At Coachivas, we see this complexity as something to be honoured, not simplified. The women in our community are not looking for quick fixes or surface level motivation. They are looking for real transformation, the kind that sticks and changes the trajectory of a life. That kind of transformation takes time, patience, the right support, and a willingness to look honestly at what is really keeping you where you are rather than defaulting to self blame or frustration.
If you are someone who keeps staying stuck despite knowing what to do, be gentle with yourself. The fact that you keep trying, showing up, and wanting something more is already a sign of resilience. The stuckness is not your fault. It is a signal pointing toward something that needs more attention, support, or a different approach. The right support helps you read that signal clearly and respond with understanding rather than judgment.

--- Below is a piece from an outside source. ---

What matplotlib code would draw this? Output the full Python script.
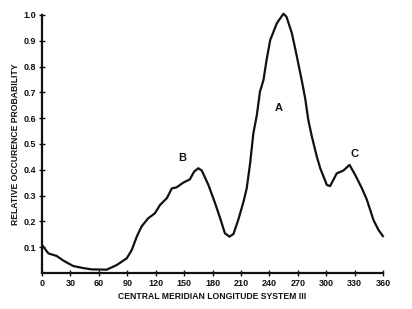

There is also the question of the inner critic, that relentless internal voice shaped by years of socialisation, past failures, and external messages. The inner critic is not neutral. It often exists to keep you small, safe, and familiar. When you try to do something new, it will find reasons why you should not, why you are not ready, or why you might fail. Learning to separate this voice from your own grounded judgment is a key step in sustainable growth.
A coach who understands the psychology of stuckness can help you build a different relationship with your inner critic, one where it is acknowledged but not followed. This involves cognitive work, somatic awareness, and consistent support that helps you act from clarity rather than fear. It is slow, deliberate work, but it is what creates lasting change.